11 Advisory Committee

(1) Meeting of creditors and contributories -The meeting of the creditors and contributories in accordance with the provisions of sub-section (3) of section 287 for the purpose of determining the persons who shall be the members of the Advisory Committee, shall be convened, held and conducted in the manner hereinafter provided by these rules for the holding and conducting of meetings of creditors and contributories. However, on application made by the company liquidator the Tribunal may exempt any procedure or manner of conducting the meetings or prescribe any alternative procedure or manner, considering the availability of fund with the company liquidator or number of creditors and contributories.

(2) Company Liquidator to report result of meeting -

(i) The Company Liquidator shall not later than seven days after the holding of the meetings of the creditors or contributories, report the result thereof to the Tribunal. Such report shall be in Form No. 24.

(ii) Where the creditors and contributories have agreed upon the constitution and composition of the Advisory Committee and the persons who are to be members thereof, an Advisory committee shall, subject to the provisions of sub-section (2) of section 287, be constituted in accordance with such decision, and the Company Liquidator shall set out in his report the names of the members of the Advisory Committee so constituted.

(iii) Where the creditors and contributories have not agreed upon the constitution and composition of the Advisory Committee and the persons who are to be members thereof, the Company Liquidator shall, at the time of making his report as aforesaid, apply to the Tribunal for directions as to whether there shall be an Advisory Committee, and if so, what shall be its composition, and who shall be the members thereof, and the Tribunal shall thereupon fix a date for the consideration of the report of the Company Liquidator. Notice of the date so fixed shall be advertised by the Company Liquidator in such manner as the Tribunal shall direct not less than seven days before the date fixed. The advertisement shall be in Form No. 25.

(iv) On the date fixed for hearing of the said application for directions, the Tribunal may, after hearing the Company Liquidator and any creditor or contributory who may appear, appoint an Advisory Committee, or dispense with the appointment of an Advisory Committee, or pass such orders or give such directions in the matters, as the Tribunal may think fit.

(v) Notwithstanding anything contained in this rule, in regard to composition of the Advisory Committee, where the Liquidator of the company is from the panel maintained by the Central Government, the Committee shall include the Official Liquidator of the concerned jurisdiction or his nominee who is not below the rank of the Assistant Official Liquidator as one of the members of the Advisory Committee.

(vi) In case the Official Liquidator or his nominee is not able to attend the meeting of the Advisory Committee, he may forward his advice in writing to the Company Liquidator.

(vii) In the event of disagreement with the advice rendered by the Official Liquidator or his nominee, the reasons of such disagreement shall be recorded in the minutes of the Advisory Committee meeting.

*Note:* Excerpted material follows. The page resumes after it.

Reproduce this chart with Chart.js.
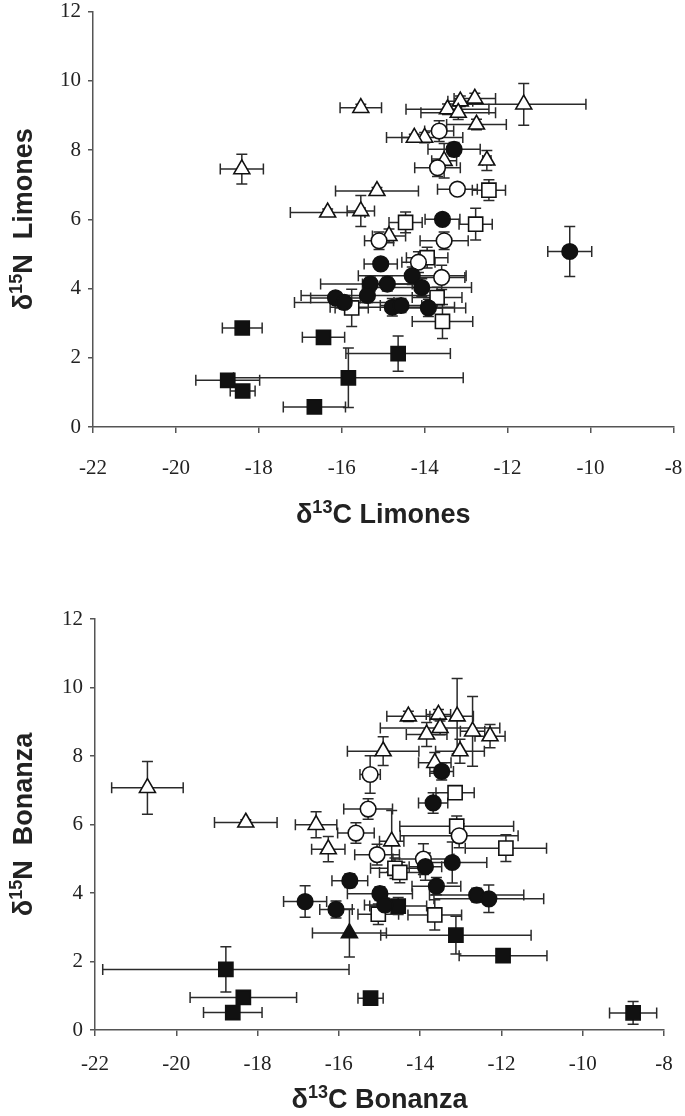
<!DOCTYPE html>
<html>
<head>
<meta charset="utf-8">
<script src="https://cdn.jsdelivr.net/npm/chart.js@4.4.1/dist/chart.umd.min.js"></script>
<style>
  html, body { margin: 0; padding: 0; background: #ffffff; }
  body { width: 685px; height: 1116px; position: relative; overflow: hidden; }
  .box { position: absolute; left: 0; width: 685px; height: 558px; }
  #boxTop { top: 0; }
  #boxBottom { top: 558px; }
</style>
</head>
<body>
<div class="box" id="boxTop"><canvas id="chartTop" width="685" height="558"></canvas></div>
<div class="box" id="boxBottom"><canvas id="chartBottom" width="685" height="558"></canvas></div>
<script>
// ---------- tick labels ----------
const xTickValues = [-22, -20, -18, -16, -14, -12, -10, -8];
const yTickValues = [0, 2, 4, 6, 8, 10, 12];

// ---------- axis titles (text / superscript parts) ----------
const limXTitle = [['δ', false], ['13', true], ['C Limones', false]];
const limYTitle = [['δ', false], ['15', true], ['N  Limones', false]];
const bonXTitle = [['δ', false], ['13', true], ['C Bonanza', false]];
const bonYTitle = [['δ', false], ['15', true], ['N  Bonanza', false]];

// ---------- Limones (top) ----------
const limOpenTriX    = [-18.41, -15.54, -15.15, -16.34, -15.54, -11.61, -12.79, -13.14, -13.45, -13.19, -12.75, -14.00, -14.25, -13.53, -12.50, -14.86];
const limOpenTriY    = [7.45, 9.22, 6.82, 6.20, 6.24, 9.32, 9.49, 9.41, 9.18, 9.08, 8.74, 8.36, 8.36, 7.69, 7.70, 5.52];
const limOpenTriXErr = [0.52, 0.50, 1.00, 0.90, 0.33, 1.50, 0.50, 0.30, 1.00, 0.90, 0.72, 0.92, 0.30, 0.30, 0.10, 0.40];
const limOpenTriYErr = [0.43, 0.10, 0.10, 0.10, 0.45, 0.60, 0.15, 0.15, 0.15, 0.20, 0.15, 0.15, 0.10, 0.50, 0.29, 0.20];

const limOpenCircX    = [-13.65, -13.69, -13.21, -13.53, -14.15, -13.59, -15.10];
const limOpenCircY    = [8.55, 7.49, 6.87, 5.38, 4.76, 4.32, 5.38];
const limOpenCircXErr = [0.35, 0.55, 0.48, 0.58, 0.40, 0.56, 0.35];
const limOpenCircYErr = [0.30, 0.25, 0.10, 0.25, 0.30, 0.35, 0.25];

const limFillCircX    = [-13.29, -13.57, -10.50, -15.06, -15.31, -14.90, -14.30, -14.07, -15.38, -16.15, -15.94, -14.78, -14.57, -13.91];
const limFillCircY    = [8.02, 6.00, 5.07, 4.71, 4.13, 4.13, 4.37, 4.03, 3.80, 3.73, 3.60, 3.46, 3.51, 3.44];
const limFillCircXErr = [0.63, 0.42, 0.53, 0.40, 1.20, 0.60, 1.30, 1.20, 1.60, 0.60, 1.20, 1.50, 0.50, 0.90];
const limFillCircYErr = [0.20, 0.15, 0.72, 0.15, 0.20, 0.20, 0.25, 0.25, 0.20, 0.15, 0.20, 0.25, 0.20, 0.25];

const limOpenSqX    = [-14.46, -12.77, -12.45, -13.57, -15.76, -13.94, -13.70];
const limOpenSqY    = [5.91, 5.86, 6.84, 3.05, 3.44, 4.89, 3.74];
const limOpenSqXErr = [0.40, 0.40, 0.40, 0.73, 0.40, 0.50, 0.60];
const limOpenSqYErr = [0.30, 0.46, 0.30, 0.49, 0.54, 0.30, 0.30];

const limFillSqX    = [-18.40, -16.44, -18.75, -15.84, -18.39, -16.66, -14.64];
const limFillSqY    = [2.86, 2.59, 1.35, 1.42, 1.04, 0.58, 2.12];
const limFillSqXErr = [0.48, 0.51, 0.77, 2.77, 0.30, 0.75, 1.26];
const limFillSqYErr = [0.10, 0.10, 0.10, 0.86, 0.10, 0.10, 0.51];

// ---------- Bonanza (bottom) ----------
const bonOpenTriX    = [-20.71, -14.91, -18.29, -16.56, -16.26, -14.29, -13.55, -13.09, -13.84, -13.51, -12.71, -12.28, -13.02, -13.64, -14.70];
const bonOpenTriY    = [7.07, 8.14, 6.06, 5.99, 5.28, 9.16, 9.21, 9.16, 8.63, 8.82, 8.72, 8.58, 8.14, 7.80, 5.51];
const bonOpenTriXErr = [0.88, 0.88, 0.77, 0.51, 0.41, 0.53, 0.30, 0.40, 0.50, 1.47, 0.30, 0.37, 0.60, 0.40, 0.30];
const bonOpenTriYErr = [0.77, 0.42, 0.08, 0.38, 0.37, 0.15, 0.15, 1.10, 0.35, 0.20, 1.02, 0.34, 0.35, 0.30, 0.90];

const bonFillTriX    = [-15.74];
const bonFillTriY    = [2.83];
const bonFillTriXErr = [0.91];
const bonFillTriYErr = [0.70];

const bonOpenCircX    = [-15.23, -15.28, -15.58, -15.06, -13.92, -13.04];
const bonOpenCircY    = [7.46, 6.45, 5.75, 5.12, 4.99, 5.67];
const bonOpenCircXErr = [0.25, 0.60, 0.45, 0.55, 0.75, 1.45];
const bonOpenCircYErr = [0.55, 0.30, 0.30, 0.30, 0.45, 0.35];

const bonFillCircX    = [-13.47, -13.68, -15.73, -16.83, -16.07, -14.99, -14.87, -13.87, -13.21, -13.60, -12.61, -12.31];
const bonFillCircY    = [7.55, 6.63, 4.36, 3.75, 3.52, 3.98, 3.65, 4.77, 4.89, 4.20, 3.94, 3.83];
const bonFillCircXErr = [0.29, 0.36, 0.44, 0.53, 0.40, 0.80, 0.50, 0.40, 0.85, 0.60, 1.16, 1.35];
const bonFillCircYErr = [0.25, 0.30, 0.20, 0.46, 0.25, 0.20, 0.20, 0.40, 0.60, 0.25, 0.20, 0.40];

const bonOpenSqX    = [-11.89, -13.14, -13.64, -14.62, -14.50, -13.10, -15.03];
const bonOpenSqY    = [5.31, 6.93, 3.36, 4.72, 4.60, 5.95, 3.38];
const bonOpenSqXErr = [1.00, 0.47, 0.66, 0.60, 0.50, 1.40, 0.50];
const bonOpenSqYErr = [0.39, 0.15, 0.44, 0.30, 0.30, 0.30, 0.30];

const bonFillSqX    = [-18.78, -18.35, -18.61, -15.22, -13.12, -11.96, -8.76, -14.54];
const bonFillSqY    = [1.77, 0.95, 0.51, 0.93, 2.77, 2.17, 0.50, 3.62];
const bonFillSqXErr = [3.03, 1.31, 0.72, 0.31, 1.85, 1.08, 0.58, 0.70];
const bonFillSqYErr = [0.66, 0.15, 0.10, 0.10, 0.55, 0.10, 0.33, 0.25];

// ---------- helpers ----------
function pts(xs, ys) { return xs.map((v, i) => ({ x: v, y: ys[i] })); }

function makeSet(label, xs, ys, xe, ye, style, filled, radius) {
  return {
    label: label,
    data: pts(xs, ys),
    xErr: xe,
    yErr: ye,
    showLine: false,
    pointStyle: style,
    pointRadius: radius,
    pointHoverRadius: radius,
    pointBorderWidth: 1.6,
    pointBackgroundColor: filled ? '#111111' : '#ffffff',
    pointBorderColor: '#111111',
    backgroundColor: filled ? '#111111' : '#ffffff',
    borderColor: '#111111'
  };
}

const errorBars = {
  id: 'errorBars',
  beforeDatasetsDraw(chart) {
    const ctx = chart.ctx;
    const xs = chart.scales.x, ys = chart.scales.y;
    const cap = 5.5;
    ctx.save();
    ctx.strokeStyle = '#2a2a2a';
    ctx.lineWidth = 1.5;
    chart.data.datasets.forEach(ds => {
      ds.data.forEach((p, i) => {
        const px = xs.getPixelForValue(p.x);
        const py = ys.getPixelForValue(p.y);
        const ex = ds.xErr[i], ey = ds.yErr[i];
        ctx.beginPath();
        if (ex > 0) {
          const xl = xs.getPixelForValue(p.x - ex);
          const xr = xs.getPixelForValue(p.x + ex);
          ctx.moveTo(xl, py); ctx.lineTo(xr, py);
          ctx.moveTo(xl, py - cap); ctx.lineTo(xl, py + cap);
          ctx.moveTo(xr, py - cap); ctx.lineTo(xr, py + cap);
        }
        if (ey > 0) {
          const yt = ys.getPixelForValue(p.y + ey);
          const yb = ys.getPixelForValue(p.y - ey);
          ctx.moveTo(px, yt); ctx.lineTo(px, yb);
          ctx.moveTo(px - cap, yt); ctx.lineTo(px + cap, yt);
          ctx.moveTo(px - cap, yb); ctx.lineTo(px + cap, yb);
        }
        ctx.stroke();
      });
    });
    ctx.restore();
  }
};

// axis titles with real superscripts, drawn as text on the chart canvas
const TITLE_SIZE = 27, SUP_SIZE = 18, SUP_RISE = 10;
const TITLE_FAMILY = '"Liberation Sans", Arial, sans-serif';
function drawRich(ctx, parts, cx, cy, rotate) {
  let total = 0;
  const items = parts.map(([t, sup]) => {
    const font = 'bold ' + (sup ? SUP_SIZE : TITLE_SIZE) + 'px ' + TITLE_FAMILY;
    ctx.font = font;
    const w = ctx.measureText(t).width;
    total += w;
    return { t, sup, font, w };
  });
  ctx.save();
  ctx.translate(cx, cy);
  if (rotate) ctx.rotate(-Math.PI / 2);
  ctx.fillStyle = '#222222';
  ctx.textAlign = 'left';
  ctx.textBaseline = 'alphabetic';
  const base = TITLE_SIZE * 0.716 / 2;
  let x = -total / 2;
  items.forEach(it => {
    ctx.font = it.font;
    ctx.fillText(it.t, x, base - (it.sup ? SUP_RISE : 0));
    x += it.w;
  });
  ctx.restore();
}
const axisTitles = {
  id: 'axisTitles',
  afterDraw(chart, args, opts) {
    const a = chart.chartArea;
    drawRich(chart.ctx, opts.xTitle, (a.left + a.right) / 2, a.bottom + opts.xOffset, false);
    drawRich(chart.ctx, opts.yTitle, opts.yX, (a.top + a.bottom) / 2, true);
  }
};

const tickFont = { family: '"Liberation Serif", "Times New Roman", serif', size: 21 };
const axisColor = '#555555';
const textColor = '#222222';

function buildOptions(cfg) {
  return {
    responsive: false,
    animation: false,
    devicePixelRatio: 1,
    events: [],
    layout: { padding: { top: cfg.padTop, right: cfg.padRight, left: 0, bottom: 0 } },
    plugins: {
      legend: { display: false }, tooltip: { enabled: false },
      axisTitles: { xTitle: cfg.xTitle, yTitle: cfg.yTitle, xOffset: cfg.xTitleOffset, yX: 22 }
    },
    scales: {
      x: {
        type: 'linear', min: -22, max: -8,
        afterBuildTicks: s => { s.ticks = xTickValues.map(v => ({ value: v })); },
        afterFit: s => { s.height = cfg.xHeight; s.paddingLeft = 0; s.paddingRight = 0; },
        ticks: { font: tickFont, color: textColor, padding: cfg.xTickPad, maxRotation: 0, autoSkip: false },
        grid: { display: true, drawOnChartArea: false, drawTicks: true, tickLength: 6, color: axisColor, lineWidth: 1.5 },
        border: { display: true, color: axisColor, width: 1.5 },
        title: { display: false }
      },
      y: {
        type: 'linear', min: 0, max: 12,
        afterBuildTicks: s => { s.ticks = yTickValues.map(v => ({ value: v })); },
        afterFit: s => { s.width = cfg.yWidth; s.paddingTop = 0; s.paddingBottom = 0; },
        ticks: { font: tickFont, color: textColor, padding: 7, autoSkip: false },
        grid: { display: true, drawOnChartArea: false, drawTicks: true, tickLength: 5, color: axisColor, lineWidth: 1.5 },
        border: { display: true, color: axisColor, width: 1.5 },
        title: { display: false }
      }
    }
  };
}

const R_CIRC = 7.8, R_TRI = 9.2, R_SQ = 10;

new Chart(document.getElementById('chartTop'), {
  type: 'scatter',
  data: {
    datasets: [
      makeSet('Filled circle', limFillCircX, limFillCircY, limFillCircXErr, limFillCircYErr, 'circle', true, R_CIRC),
      makeSet('Filled square', limFillSqX, limFillSqY, limFillSqXErr, limFillSqYErr, 'rect', true, R_SQ),
      makeSet('Open circle', limOpenCircX, limOpenCircY, limOpenCircXErr, limOpenCircYErr, 'circle', false, R_CIRC),
      makeSet('Open square', limOpenSqX, limOpenSqY, limOpenSqXErr, limOpenSqYErr, 'rect', false, R_SQ),
      makeSet('Open triangle', limOpenTriX, limOpenTriY, limOpenTriXErr, limOpenTriYErr, 'triangle', false, R_TRI)
    ]
  },
  options: buildOptions({
    padTop: 10, padRight: 11, yWidth: 93, xHeight: 131, xTickPad: 23, xTitleOffset: 86,
    xTitle: limXTitle, yTitle: limYTitle
  }),
  plugins: [errorBars, axisTitles]
});

new Chart(document.getElementById('chartBottom'), {
  type: 'scatter',
  data: {
    datasets: [
      makeSet('Filled circle', bonFillCircX, bonFillCircY, bonFillCircXErr, bonFillCircYErr, 'circle', true, R_CIRC),
      makeSet('Filled square', bonFillSqX, bonFillSqY, bonFillSqXErr, bonFillSqYErr, 'rect', true, R_SQ),
      makeSet('Filled triangle', bonFillTriX, bonFillTriY, bonFillTriXErr, bonFillTriYErr, 'triangle', true, R_TRI),
      makeSet('Open circle', bonOpenCircX, bonOpenCircY, bonOpenCircXErr, bonOpenCircYErr, 'circle', false, R_CIRC),
      makeSet('Open square', bonOpenSqX, bonOpenSqY, bonOpenSqXErr, bonOpenSqYErr, 'rect', false, R_SQ),
      makeSet('Open triangle', bonOpenTriX, bonOpenTriY, bonOpenTriXErr, bonOpenTriYErr, 'triangle', false, R_TRI)
    ]
  },
  options: buildOptions({
    padTop: 61, padRight: 21, yWidth: 95, xHeight: 86, xTickPad: 16, xTitleOffset: 68,
    xTitle: bonXTitle, yTitle: bonYTitle
  }),
  plugins: [errorBars, axisTitles]
});
</script>
</body>
</html>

(viii) As per sub-section (1) of section 288, the Company Liquidator shall make quarterly reports to the Tribunal in Form No. 26 with respect to the progress of winding up of the company.

(3) Filling - up of the vacancy in Advisory Committee -

(i) On a vacancy occurring in the Advisory Committee, the Company Liquidator shall forthwith summon a meeting of creditors or of contributories, as the case may require, within a period of seven days to fill the vacancy; and the meeting may, by resolution, re-appoint the same, or appoint another, creditor or contributory to fill the vacancy:

Provided that if the Company Liquidator, having regard to the position in the winding up, is of the opinion that it is unnecessary for the vacancy to be filled, he may apply to the Tribunal and the Tribunal may make an order that the vacancy shall not be filled, or shall not be filled except in such circumstances as may be specified in the order.

The continuing members of the Advisory committee, if not less than two, may act notwithstanding any vacancy in the Advisory committee.

Where the creditors or contributories, as the case may be, fail to fill the vacancy for whatever reason, the Company Liquidator shall forthwith report such failure to the Tribunal and Tribunal may, by order, fill such vacancy.

(4) Company Liquidator and members of the Advisory Committee dealing with company s assets - Neither the Company Liquidator nor any member of the Advisory Committee shall, while acting as liquidator or member of such committee in any winding-up, either directly or indirectly, by himself or through his employer, partner, clerk, agent, servant, or relative, become a purchaser of any part of the company s assets, except by leave of the Tribunal. Any such purchase made contrary to the provisions of this rule may be set aside by the Tribunal on the application of the Company Liquidator or of a creditor or contributory, as the case may be, and the Tribunal may make such order as to costs as it may think fit.

(5) Cost of obtaining sanction of Tribunal - In any case in which sanction of the Tribunal is obtained under the last two preceding rules, the costs of obtaining such sanction shall be borne by the person in whose interest such sanction is obtained and shall not be payable out of the company s assets.

(6) Meetings of the Advisory Committee - For the purposes of sub-section (5) of section 287 -

(i) The advisory committee shall meet at such times as it may from time to time appoint and the Company liquidator or any member of the committee may also call a meeting of the committee as and when he thinks necessary.

(ii) The quorum for a meeting of the advisory committee shall be one-third of the total number of the members, or two, whichever is higher.

(iii) The advisory committee may act by a majority of its members present at a meeting, but shall not act unless a quorum is present.

(iv) A member of the advisory committee may resign by notice in writing signed by him and delivered to the Company Liquidator.

(v) If a member of the advisory committee is adjudged an insolvent, or compounds or arranges with his creditors, or is absent from five consecutive meetings of the committee without the leave of those members who, together with himself, represent the creditors or contributories, as the case may be, his office shall become vacant.

(vi) A member of the advisory committee except the Official Liquidator or his nominee appointed as committee member may be removed at a meeting of creditors if he represents creditors, or at a meeting of contributories if he represents contributories, by an ordinary resolution of which seven days notice has been given, stating the object of the meeting.